- **Exercise goal**
Among the entries that follow, locate the line with "Convert this chart to matplotlib code." and the line with "ax.xaxis.set_label_coords(0.49, -0.105)". Output those lines and all lines in between, exactly, minus the pictures.

(A run of records)
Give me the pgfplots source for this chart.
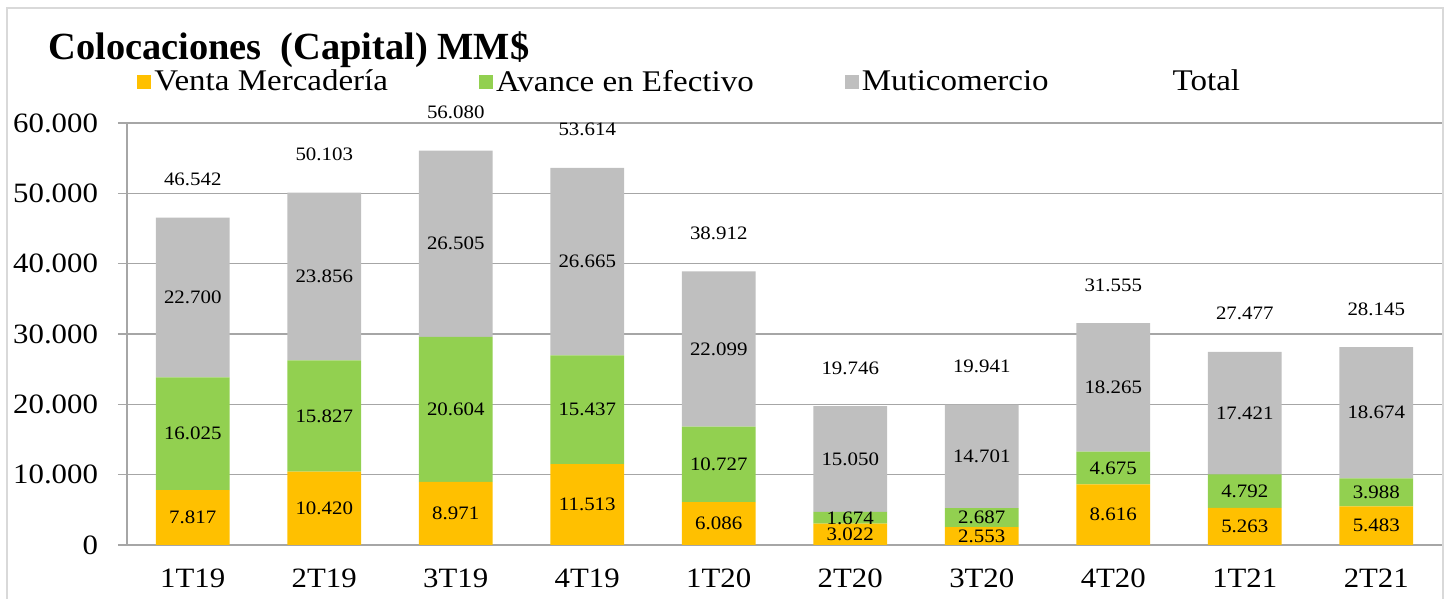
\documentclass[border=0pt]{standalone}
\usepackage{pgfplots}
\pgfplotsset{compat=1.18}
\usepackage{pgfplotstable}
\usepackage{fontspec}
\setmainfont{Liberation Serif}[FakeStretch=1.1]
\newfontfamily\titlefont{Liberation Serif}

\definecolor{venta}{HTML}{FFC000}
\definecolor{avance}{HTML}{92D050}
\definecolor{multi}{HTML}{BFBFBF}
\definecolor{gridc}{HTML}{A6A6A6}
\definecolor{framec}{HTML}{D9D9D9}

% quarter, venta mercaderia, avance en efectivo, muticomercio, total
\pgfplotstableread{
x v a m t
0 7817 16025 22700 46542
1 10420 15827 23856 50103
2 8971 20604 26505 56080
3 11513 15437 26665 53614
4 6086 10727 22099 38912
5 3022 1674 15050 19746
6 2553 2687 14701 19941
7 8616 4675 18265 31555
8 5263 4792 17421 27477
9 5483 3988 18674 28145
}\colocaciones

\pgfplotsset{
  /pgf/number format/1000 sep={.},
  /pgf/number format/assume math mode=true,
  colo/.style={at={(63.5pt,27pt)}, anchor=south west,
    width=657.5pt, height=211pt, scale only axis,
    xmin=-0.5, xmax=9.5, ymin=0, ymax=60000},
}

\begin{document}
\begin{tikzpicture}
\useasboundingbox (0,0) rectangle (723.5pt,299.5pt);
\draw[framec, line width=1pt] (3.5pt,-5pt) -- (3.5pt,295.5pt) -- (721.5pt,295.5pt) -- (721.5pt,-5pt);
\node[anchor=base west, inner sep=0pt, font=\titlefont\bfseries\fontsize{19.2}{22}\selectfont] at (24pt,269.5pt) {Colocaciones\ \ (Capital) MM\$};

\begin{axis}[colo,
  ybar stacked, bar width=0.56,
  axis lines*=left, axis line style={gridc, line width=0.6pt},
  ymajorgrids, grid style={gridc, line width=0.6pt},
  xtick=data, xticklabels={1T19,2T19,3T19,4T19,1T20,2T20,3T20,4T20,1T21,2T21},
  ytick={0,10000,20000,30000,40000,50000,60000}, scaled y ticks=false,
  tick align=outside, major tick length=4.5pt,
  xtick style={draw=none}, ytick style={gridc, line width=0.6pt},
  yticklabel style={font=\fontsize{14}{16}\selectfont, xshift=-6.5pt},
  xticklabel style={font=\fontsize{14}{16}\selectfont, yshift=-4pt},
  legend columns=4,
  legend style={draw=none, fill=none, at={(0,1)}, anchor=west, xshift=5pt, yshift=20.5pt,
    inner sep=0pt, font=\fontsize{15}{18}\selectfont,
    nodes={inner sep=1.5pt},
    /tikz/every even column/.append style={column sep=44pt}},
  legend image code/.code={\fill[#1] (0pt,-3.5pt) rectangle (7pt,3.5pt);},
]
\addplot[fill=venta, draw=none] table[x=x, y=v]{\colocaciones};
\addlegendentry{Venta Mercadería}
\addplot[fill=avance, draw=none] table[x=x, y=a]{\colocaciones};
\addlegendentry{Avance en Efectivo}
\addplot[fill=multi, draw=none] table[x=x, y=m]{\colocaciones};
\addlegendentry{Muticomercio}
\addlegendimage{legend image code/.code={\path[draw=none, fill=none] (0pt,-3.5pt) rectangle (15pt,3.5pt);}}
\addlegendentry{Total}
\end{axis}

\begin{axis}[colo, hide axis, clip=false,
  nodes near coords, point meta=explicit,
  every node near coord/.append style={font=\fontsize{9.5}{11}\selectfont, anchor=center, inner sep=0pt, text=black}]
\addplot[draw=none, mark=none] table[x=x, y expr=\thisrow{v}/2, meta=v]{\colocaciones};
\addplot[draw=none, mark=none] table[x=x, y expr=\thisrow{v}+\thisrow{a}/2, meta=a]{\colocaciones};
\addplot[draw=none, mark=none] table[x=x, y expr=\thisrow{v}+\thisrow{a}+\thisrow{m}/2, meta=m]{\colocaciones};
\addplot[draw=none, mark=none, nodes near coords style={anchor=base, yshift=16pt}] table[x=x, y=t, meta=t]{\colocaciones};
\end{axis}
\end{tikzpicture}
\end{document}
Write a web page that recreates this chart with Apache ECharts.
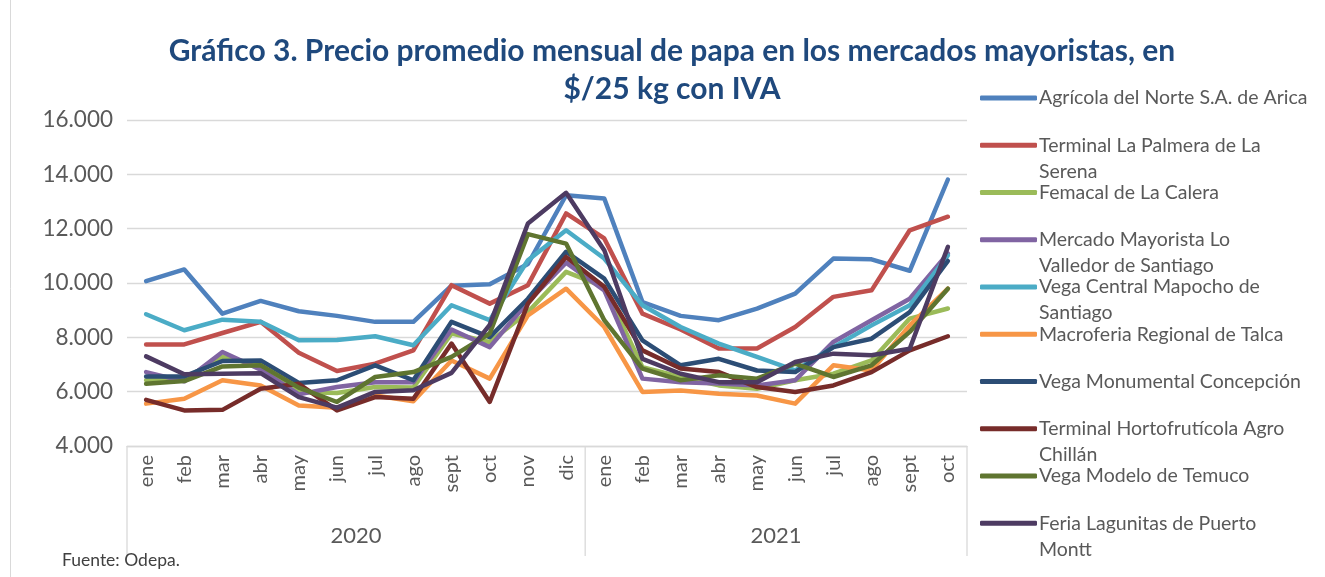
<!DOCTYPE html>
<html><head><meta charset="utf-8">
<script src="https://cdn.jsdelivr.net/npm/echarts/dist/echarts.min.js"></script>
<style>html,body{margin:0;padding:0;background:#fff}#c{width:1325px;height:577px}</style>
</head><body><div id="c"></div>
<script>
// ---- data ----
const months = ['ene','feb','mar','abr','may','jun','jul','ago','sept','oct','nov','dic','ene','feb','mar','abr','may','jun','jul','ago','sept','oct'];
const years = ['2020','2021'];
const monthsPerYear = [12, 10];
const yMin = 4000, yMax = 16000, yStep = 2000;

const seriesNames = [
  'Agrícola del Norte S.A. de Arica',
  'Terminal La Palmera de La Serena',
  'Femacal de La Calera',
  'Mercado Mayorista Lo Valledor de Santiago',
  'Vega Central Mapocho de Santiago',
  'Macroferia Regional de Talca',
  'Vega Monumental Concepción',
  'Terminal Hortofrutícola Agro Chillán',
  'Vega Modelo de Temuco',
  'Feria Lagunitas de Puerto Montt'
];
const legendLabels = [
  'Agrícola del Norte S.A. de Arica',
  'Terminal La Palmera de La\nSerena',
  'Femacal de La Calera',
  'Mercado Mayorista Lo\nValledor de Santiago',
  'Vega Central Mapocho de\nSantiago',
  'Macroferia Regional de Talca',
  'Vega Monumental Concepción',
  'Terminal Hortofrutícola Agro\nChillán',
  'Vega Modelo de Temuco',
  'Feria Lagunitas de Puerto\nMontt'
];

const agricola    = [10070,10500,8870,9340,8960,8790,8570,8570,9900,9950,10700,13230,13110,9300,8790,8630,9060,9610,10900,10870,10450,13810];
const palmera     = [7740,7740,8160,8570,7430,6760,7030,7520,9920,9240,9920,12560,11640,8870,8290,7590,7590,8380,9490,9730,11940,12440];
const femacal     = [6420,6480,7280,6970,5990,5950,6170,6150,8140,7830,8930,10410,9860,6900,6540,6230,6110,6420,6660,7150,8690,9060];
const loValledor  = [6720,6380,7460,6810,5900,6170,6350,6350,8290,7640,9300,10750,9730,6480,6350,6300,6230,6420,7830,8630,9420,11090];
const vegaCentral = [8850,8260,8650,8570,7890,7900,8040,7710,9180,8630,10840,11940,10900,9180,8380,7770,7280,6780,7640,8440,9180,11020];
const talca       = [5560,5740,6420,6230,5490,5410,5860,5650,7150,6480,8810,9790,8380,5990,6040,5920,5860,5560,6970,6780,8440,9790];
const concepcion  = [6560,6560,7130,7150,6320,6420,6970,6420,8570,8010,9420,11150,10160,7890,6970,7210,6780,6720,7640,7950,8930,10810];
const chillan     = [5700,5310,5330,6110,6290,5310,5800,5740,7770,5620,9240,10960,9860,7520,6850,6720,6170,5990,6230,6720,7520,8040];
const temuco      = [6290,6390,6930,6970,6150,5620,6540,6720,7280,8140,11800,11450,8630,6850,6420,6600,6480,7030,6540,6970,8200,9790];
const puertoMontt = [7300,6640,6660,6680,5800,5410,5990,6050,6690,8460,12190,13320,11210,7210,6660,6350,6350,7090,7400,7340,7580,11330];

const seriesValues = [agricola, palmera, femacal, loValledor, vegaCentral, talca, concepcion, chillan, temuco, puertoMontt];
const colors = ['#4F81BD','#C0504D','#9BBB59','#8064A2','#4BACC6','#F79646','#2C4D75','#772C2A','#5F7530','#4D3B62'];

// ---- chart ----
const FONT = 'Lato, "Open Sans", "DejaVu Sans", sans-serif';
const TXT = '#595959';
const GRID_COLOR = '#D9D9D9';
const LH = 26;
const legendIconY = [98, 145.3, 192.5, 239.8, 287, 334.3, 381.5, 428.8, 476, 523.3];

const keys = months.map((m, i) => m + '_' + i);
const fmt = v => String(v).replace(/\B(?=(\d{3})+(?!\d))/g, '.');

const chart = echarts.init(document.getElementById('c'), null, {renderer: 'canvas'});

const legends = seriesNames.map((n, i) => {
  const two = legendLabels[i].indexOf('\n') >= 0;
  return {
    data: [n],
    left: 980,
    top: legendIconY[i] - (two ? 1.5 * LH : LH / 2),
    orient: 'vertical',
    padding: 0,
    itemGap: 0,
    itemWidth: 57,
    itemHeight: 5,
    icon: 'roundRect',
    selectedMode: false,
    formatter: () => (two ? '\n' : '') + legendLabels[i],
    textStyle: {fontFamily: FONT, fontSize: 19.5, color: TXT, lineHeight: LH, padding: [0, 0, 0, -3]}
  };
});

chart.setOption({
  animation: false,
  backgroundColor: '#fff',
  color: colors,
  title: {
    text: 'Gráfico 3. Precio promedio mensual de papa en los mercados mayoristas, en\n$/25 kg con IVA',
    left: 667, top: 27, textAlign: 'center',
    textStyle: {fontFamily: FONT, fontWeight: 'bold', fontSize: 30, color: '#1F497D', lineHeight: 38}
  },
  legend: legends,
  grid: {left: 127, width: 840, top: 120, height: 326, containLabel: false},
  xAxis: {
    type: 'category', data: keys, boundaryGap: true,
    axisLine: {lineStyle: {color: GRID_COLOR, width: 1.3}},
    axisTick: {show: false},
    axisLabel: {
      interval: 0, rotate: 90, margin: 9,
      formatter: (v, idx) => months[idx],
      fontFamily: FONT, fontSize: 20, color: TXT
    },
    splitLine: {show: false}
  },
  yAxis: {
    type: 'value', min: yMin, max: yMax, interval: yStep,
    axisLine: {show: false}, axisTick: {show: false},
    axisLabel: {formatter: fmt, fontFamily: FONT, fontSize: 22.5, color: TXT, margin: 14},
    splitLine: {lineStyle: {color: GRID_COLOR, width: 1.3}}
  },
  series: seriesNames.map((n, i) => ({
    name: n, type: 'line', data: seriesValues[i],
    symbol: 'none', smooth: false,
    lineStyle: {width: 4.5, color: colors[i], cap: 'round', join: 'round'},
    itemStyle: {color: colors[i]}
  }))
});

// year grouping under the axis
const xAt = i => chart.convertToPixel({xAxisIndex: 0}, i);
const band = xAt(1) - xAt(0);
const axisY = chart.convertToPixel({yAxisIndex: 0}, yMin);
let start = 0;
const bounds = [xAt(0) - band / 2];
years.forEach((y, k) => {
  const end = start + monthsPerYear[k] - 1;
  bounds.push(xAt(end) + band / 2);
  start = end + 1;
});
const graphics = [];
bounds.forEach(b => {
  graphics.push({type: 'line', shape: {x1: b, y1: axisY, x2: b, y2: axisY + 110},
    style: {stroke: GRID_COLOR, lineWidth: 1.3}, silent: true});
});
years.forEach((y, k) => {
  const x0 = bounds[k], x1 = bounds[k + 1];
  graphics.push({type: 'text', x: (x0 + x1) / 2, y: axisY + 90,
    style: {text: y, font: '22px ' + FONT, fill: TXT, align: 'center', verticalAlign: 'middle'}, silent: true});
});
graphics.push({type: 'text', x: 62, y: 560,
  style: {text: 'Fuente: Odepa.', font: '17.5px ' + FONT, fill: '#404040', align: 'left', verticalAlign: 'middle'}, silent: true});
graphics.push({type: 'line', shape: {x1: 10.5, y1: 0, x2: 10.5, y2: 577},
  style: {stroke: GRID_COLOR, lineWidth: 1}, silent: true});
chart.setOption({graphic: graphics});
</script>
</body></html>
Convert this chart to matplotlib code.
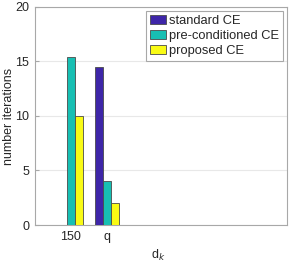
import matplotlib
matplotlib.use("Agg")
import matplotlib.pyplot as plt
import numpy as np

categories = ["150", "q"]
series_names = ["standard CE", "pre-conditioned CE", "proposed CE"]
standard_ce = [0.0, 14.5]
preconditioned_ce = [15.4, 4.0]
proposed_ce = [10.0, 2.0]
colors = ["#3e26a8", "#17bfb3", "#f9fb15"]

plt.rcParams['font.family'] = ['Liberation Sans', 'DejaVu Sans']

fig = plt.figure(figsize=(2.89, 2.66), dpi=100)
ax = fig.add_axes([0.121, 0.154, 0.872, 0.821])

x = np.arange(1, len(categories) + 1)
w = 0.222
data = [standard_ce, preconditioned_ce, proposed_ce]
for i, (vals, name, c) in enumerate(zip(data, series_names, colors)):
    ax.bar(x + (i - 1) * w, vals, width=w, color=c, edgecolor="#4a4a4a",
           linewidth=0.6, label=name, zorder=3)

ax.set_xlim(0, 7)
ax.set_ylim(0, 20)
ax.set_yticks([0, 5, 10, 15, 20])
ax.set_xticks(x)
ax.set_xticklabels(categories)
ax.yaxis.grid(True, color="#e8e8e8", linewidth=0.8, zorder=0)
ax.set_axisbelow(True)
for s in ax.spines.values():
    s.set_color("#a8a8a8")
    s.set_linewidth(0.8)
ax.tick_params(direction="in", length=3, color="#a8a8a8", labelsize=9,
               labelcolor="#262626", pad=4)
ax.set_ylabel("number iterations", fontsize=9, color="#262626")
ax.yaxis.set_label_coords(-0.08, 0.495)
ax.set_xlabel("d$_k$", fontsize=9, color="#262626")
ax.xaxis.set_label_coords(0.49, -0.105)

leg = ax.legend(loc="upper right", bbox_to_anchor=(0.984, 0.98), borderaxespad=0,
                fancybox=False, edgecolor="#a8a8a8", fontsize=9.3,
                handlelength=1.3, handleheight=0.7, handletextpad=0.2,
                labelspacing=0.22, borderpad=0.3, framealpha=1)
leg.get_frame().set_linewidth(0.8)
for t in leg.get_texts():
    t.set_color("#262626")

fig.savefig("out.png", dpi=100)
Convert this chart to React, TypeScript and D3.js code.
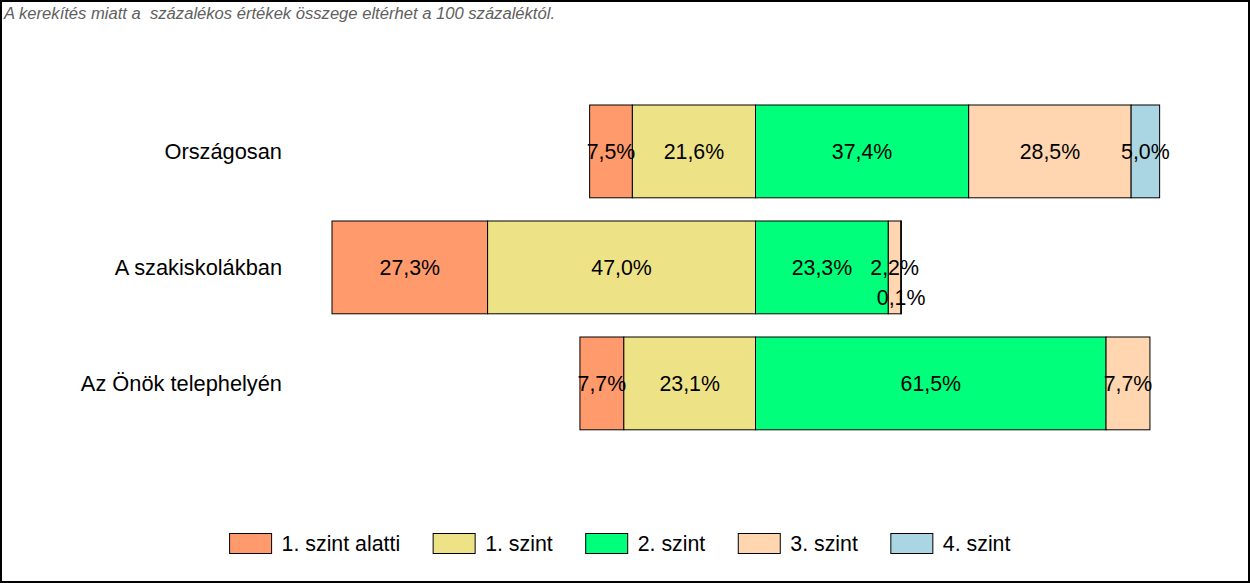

- **Exercise output**
Convert this chart to matplotlib code.
import matplotlib
matplotlib.use("Agg")
import matplotlib.pyplot as plt
import numpy as np

categories = ["150", "q"]
series_names = ["standard CE", "pre-conditioned CE", "proposed CE"]
standard_ce = [0.0, 14.5]
preconditioned_ce = [15.4, 4.0]
proposed_ce = [10.0, 2.0]
colors = ["#3e26a8", "#17bfb3", "#f9fb15"]

plt.rcParams['font.family'] = ['Liberation Sans', 'DejaVu Sans']

fig = plt.figure(figsize=(2.89, 2.66), dpi=100)
ax = fig.add_axes([0.121, 0.154, 0.872, 0.821])

x = np.arange(1, len(categories) + 1)
w = 0.222
data = [standard_ce, preconditioned_ce, proposed_ce]
for i, (vals, name, c) in enumerate(zip(data, series_names, colors)):
    ax.bar(x + (i - 1) * w, vals, width=w, color=c, edgecolor="#4a4a4a",
           linewidth=0.6, label=name, zorder=3)

ax.set_xlim(0, 7)
ax.set_ylim(0, 20)
ax.set_yticks([0, 5, 10, 15, 20])
ax.set_xticks(x)
ax.set_xticklabels(categories)
ax.yaxis.grid(True, color="#e8e8e8", linewidth=0.8, zorder=0)
ax.set_axisbelow(True)
for s in ax.spines.values():
    s.set_color("#a8a8a8")
    s.set_linewidth(0.8)
ax.tick_params(direction="in", length=3, color="#a8a8a8", labelsize=9,
               labelcolor="#262626", pad=4)
ax.set_ylabel("number iterations", fontsize=9, color="#262626")
ax.yaxis.set_label_coords(-0.08, 0.495)
ax.set_xlabel("d$_k$", fontsize=9, color="#262626")
ax.xaxis.set_label_coords(0.49, -0.105)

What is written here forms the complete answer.